Why not just weld your pedals to the top of your axles? Or better yet, get a coker! I have 22mm cranks on my coker because it’s all about how damn FAST you can go, right? (yeah, right.) :sunglasses: :smiley:

hahahaahha i might try that for giggles

Good work, guys. You finished the 33 mile Chilly Hilly on unicycles, you made the Seattle PI and, most importantly, you made Raphael’s “but wait…there’s more” thread.

On a 29er…way to go, Tyler. That takes alot of reps and alot of endurance, You should be proud of yourself. And like a true SARs trooper, JC held back and stayed with him the entire ride. That takes alot of restraint and alot of patience.

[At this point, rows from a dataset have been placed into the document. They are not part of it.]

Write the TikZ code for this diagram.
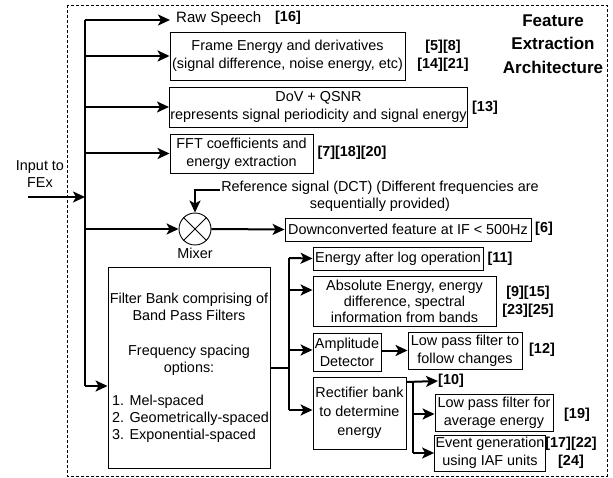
\documentclass[tikz,border=0pt]{standalone}
\usepackage{fontspec}
\setmainfont{Liberation Sans}
\usetikzlibrary{arrows.meta}
\begin{document}
\begin{tikzpicture}[x=1pt,y=-1pt,
 box/.style={draw, line width=0.9pt, inner sep=1pt, align=center, font=\fontsize{14.4}{18}\selectfont},
 conn/.style={line width=2pt},
 arr/.style={conn, -{Stealth[length=12pt,width=11pt,inset=3pt]}},
 lbl/.style={font=\fontsize{14.4}{18.5}\selectfont\bfseries, align=center, inner sep=0pt},
 txt/.style={font=\fontsize{14.4}{17}\selectfont, align=center, inner sep=0pt}]
\useasboundingbox (0,0) rectangle (613,478);
% frame
\draw[dashed, line width=0.9pt, dash pattern=on 3pt off 2pt] (67,5) rectangle (607,476);
\node[font=\fontsize{17}{23.5}\selectfont\bfseries, align=center, inner sep=0pt] (title) at (553,44) {Feature\\Extraction\\Architecture};
% input
\node[txt] (in) at (40,174) {Input to\\FEx};
\coordinate (inS) at (28,197);
\coordinate (inE) at (85,197);
\draw[arr] (inS) -- (inE);
% bus
\coordinate (busT) at (85,20);
\coordinate (busB) at (85,386);
\draw[conn] (busT) -- (busB);
% raw speech
\node[txt, anchor=west, font=\fontsize{15}{17}\selectfont] (raw) at (176,19) {Raw Speech};
\node[lbl] (l16) at (288,18) {[16]};
\draw[arr] (busT) -- (170,20);
% frame energy
\node[box, minimum width=235pt, minimum height=48pt] (fe) at (287.5,56) {Frame Energy and derivatives\\(signal difference, noise energy, etc)};
\node[lbl] (l5) at (443,56) {[5][8]\\ {[14][21]}};
\coordinate (b2) at (85,56);
\draw[arr] (b2) -- (fe.west);
% DoV
\node[box, minimum width=297pt, minimum height=40pt] (dov) at (318.5,107) {DoV + QSNR\\represents signal periodicity and signal energy};
\node[lbl] (l13) at (485,108) {[13]};
\coordinate (b3) at (85,107);
\draw[arr] (b3) -- (dov.west);
% FFT
\node[box, minimum width=143pt, minimum height=39pt] (fft) at (241.5,153.5) {FFT coefficients and\\energy extraction};
\node[lbl] (l7) at (352,153) {[7][18][20]};
\coordinate (b4) at (85,153.5);
\draw[arr] (b4) -- (fft.west);
% mixer
\node[draw, circle, line width=0.9pt, minimum size=32pt, inner sep=0pt] (mix) at (195,229) {};
\draw[line width=0.9pt] (mix.north west) -- (mix.south east) (mix.north east) -- (mix.south west);
\node[txt] (mixl) at (195,253) {Mixer};
\coordinate (b5) at (85,229);
\draw[arr] (b5) -- (mix.west);
\node[txt] (ref) at (380,196) {Reference signal (DCT) (Different frequencies are\\sequentially provided)};
\coordinate (refS) at (220,190);
\draw[arr] (refS) -| (mix.north);
\node[box, minimum width=246pt, minimum height=23pt] (down) at (408,229.5) {Downconverted feature at IF < 500Hz};
\node[lbl] (l6) at (544,229) {[6]};
\draw[arr] (mix.east) -- (down.west);
% filter bank
\node[box, minimum width=162pt, minimum height=201pt] (fb) at (189,367.5) {};
\node[txt] (fbt) at (189,334) {Filter Bank comprising of\\Band Pass Filters\\[18pt]Frequency spacing\\options:};
\node[txt, anchor=west, align=left] (fbl) at (112,419) {1. Mel-spaced\\2. Geometrically-spaced\\3. Exponential-spaced};
\draw[arr] (busB) -- (busB -| fb.west);
% filter bank outputs
\coordinate (fo) at (289,368);
\coordinate (f1) at (289,258);
\coordinate (f2) at (289,290);
\coordinate (f3) at (289,350);
\coordinate (f4) at (289,410);
\draw[conn] (fo -| fb.east) -- (fo);
\draw[conn] (f1) -- (f4);
\node[box, minimum width=170pt, minimum height=23pt] (log) at (398,258.5) {Energy after log operation};
\node[lbl] (l11) at (500,259) {[11]};
\draw[arr] (f1) -- (log.west);
\node[box, minimum width=183pt, minimum height=50pt, font=\fontsize{14.4}{16}\selectfont] (abs) at (404.5,301) {Absolute Energy, energy\\difference, spectral\\information from bands};
\node[lbl] (l9) at (528,302) {[9][15]\\ {[23][25]}};
\draw[arr] (f2) -- (f2 -| abs.west);
\node[box, minimum width=68pt, minimum height=38pt] (amp) at (347,352) {Amplitude\\Detector};
\draw[arr] (f3) -- (f3 -| amp.west);
\node[box, minimum width=114pt, minimum height=37pt] (lpa) at (465,350.5) {Low pass filter to\\follow changes};
\node[lbl] (l12) at (542,350) {[12]};
\draw[arr] (amp.east |- 0,350.5) -- (lpa.west);
\node[box, minimum width=93pt, minimum height=72pt, font=\fontsize{14.4}{19}\selectfont] (rect) at (359.5,413) {Rectifier bank\\to determine\\energy};
\draw[arr] (f4) -- (f4 -| rect.west);
% rectifier outputs
\coordinate (r0) at (413,382);
\coordinate (r1) at (413,414);
\coordinate (r2) at (413,453);
\node[lbl, anchor=west] (l10) at (438,381) {[10]};
\draw[arr] (r0 -| rect.east) -- (l10.west);
\draw[conn] (r0) -- (r2);
\node[box, minimum width=118pt, minimum height=37pt] (lpb) at (494,412.5) {Low pass filter for\\average energy};
\node[lbl] (l19) at (577,415) {[19]};
\draw[arr] (r1) -- (r1 -| lpb.west);
\node[box, minimum width=110pt, minimum height=36pt] (ev) at (490,453) {Event generation\\using IAF units};
\node[lbl] (l17) at (571,453) {[17][22]\\ {[24]}};
\draw[arr] (r2) -- (ev.west);
\end{tikzpicture}
\end{document}
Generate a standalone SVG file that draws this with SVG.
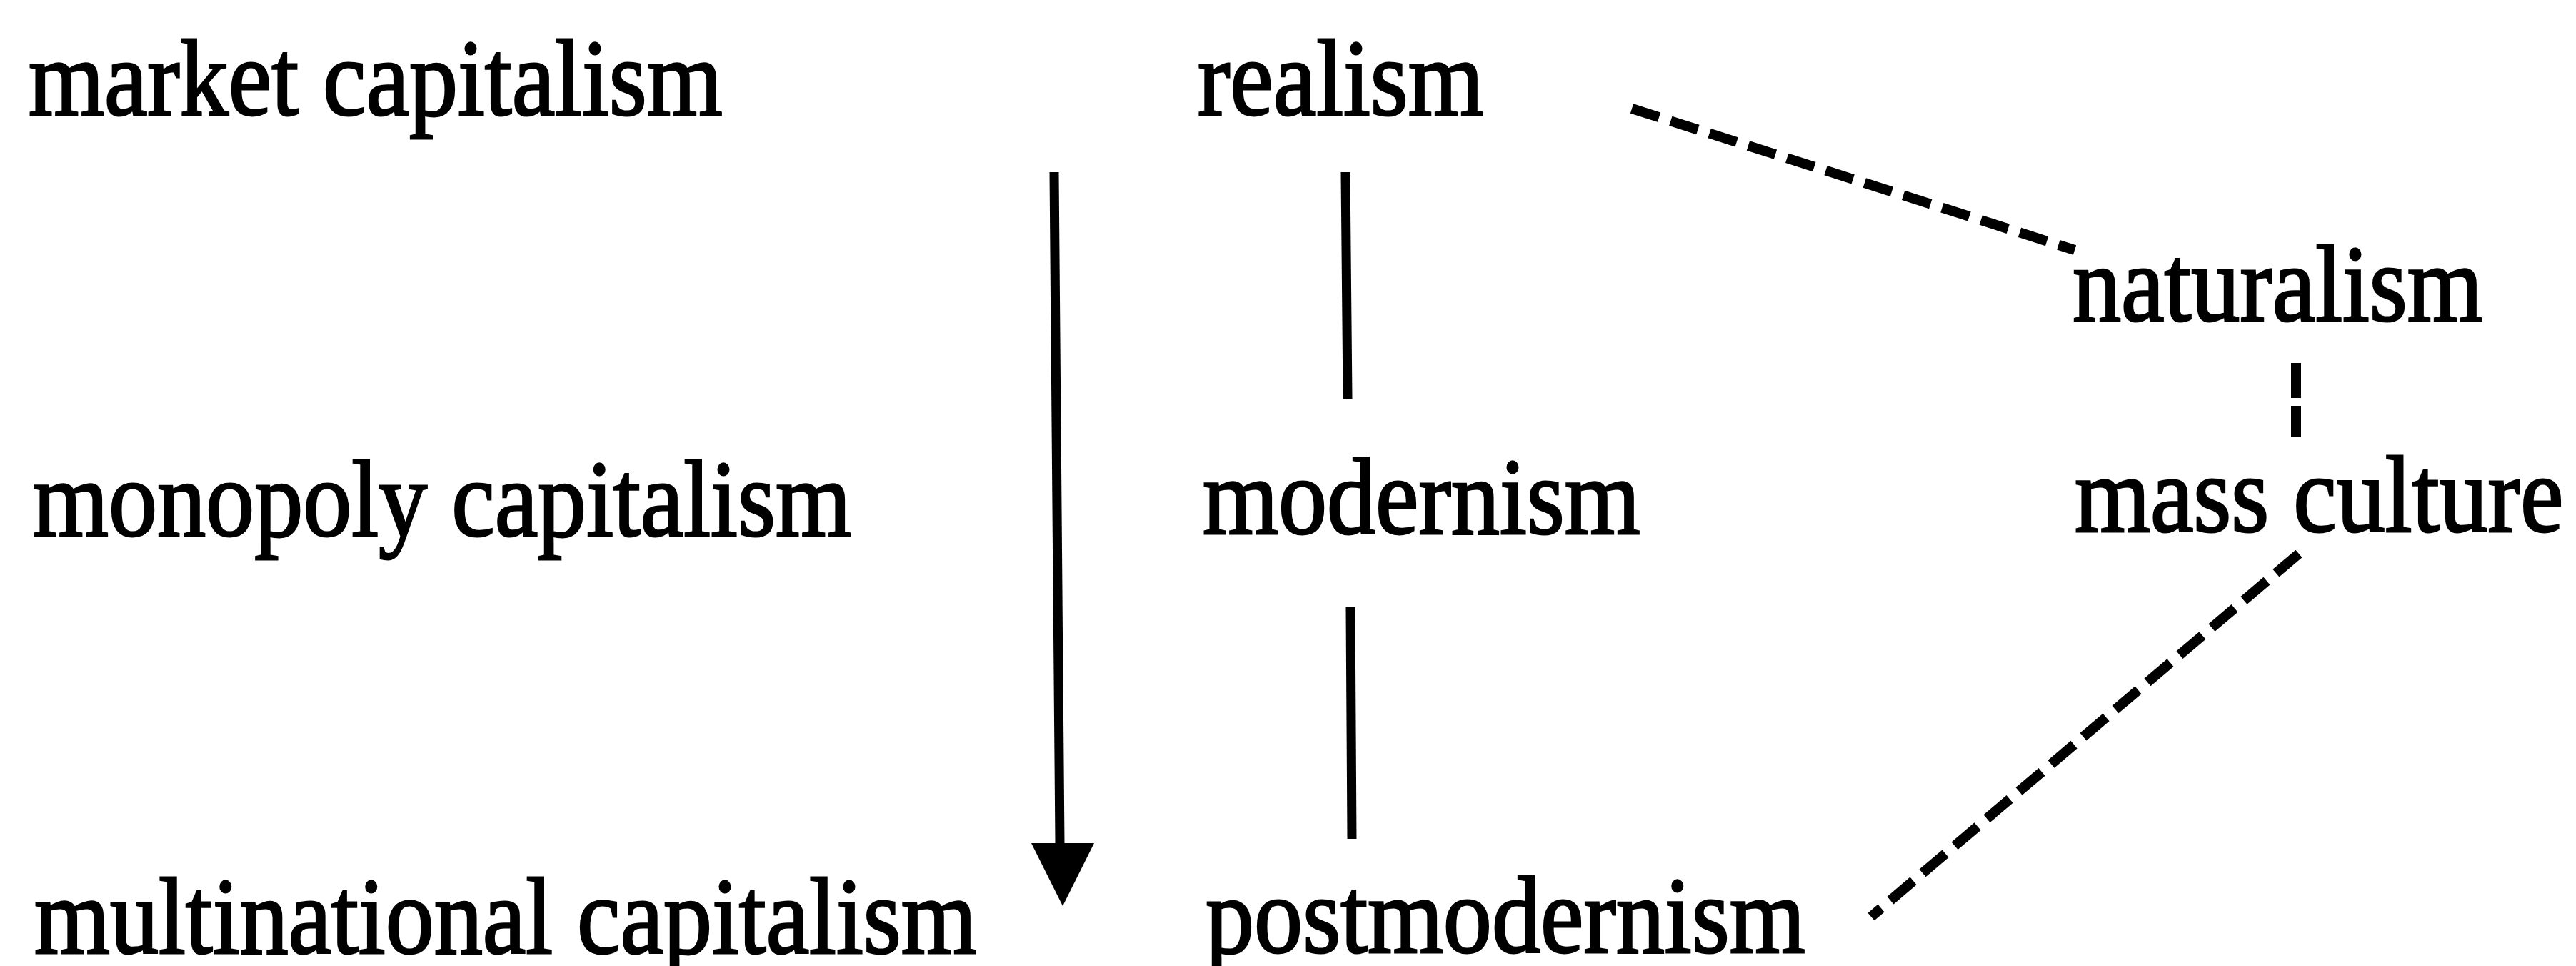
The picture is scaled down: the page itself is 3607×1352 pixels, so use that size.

Believe it or not, there were no problems at all during this ride and I didn’t have to stop and adjust “things”, so JC was no more than someone to tell me my super-cheesy hotdog was a “vaaaafer tin craaacccher!” :wink:

As for the cranks, I ride 125s all the time, but will change to 102s this summer.

What you all may be overlooking is that, for a younger (12?), smaller person, wouldn’t riding a 29er be almost equivalent to an adult (5’10"+) riding a coker? If there’s roughly a 7-10" height difference between JC and TC, and an 7" differential between the 29er and the coker, they would be about the same, relatively speaking. Would an average sized or smaller 12 year-old even be able to properly “fit” a coker, even with the seat all the way down? :thinking:

It is futile to make Monty Python references to Tyler because he hasn’t seen the movies yet or watched any of the TV episodes. I explained the fat man skit from Meaning of Life after Tyler wolfed down two hotdogs at the midpoint rest stop. I was afraid he might burst. Good thing he didn’t get the wafer-thin mint.

Note to Tyler: as soon as you are old enough to rent R rated movies you need to watch Monty Python’s Meaning of Life and Monty Python’s Life of Brian. But first watch Monty Python and the Holy Grail. It’s rated PG.

And in true geezer fashion Tyler couldn’t pass up a bathroom break. :wink:
It was just like riding with the geezer SARS crew.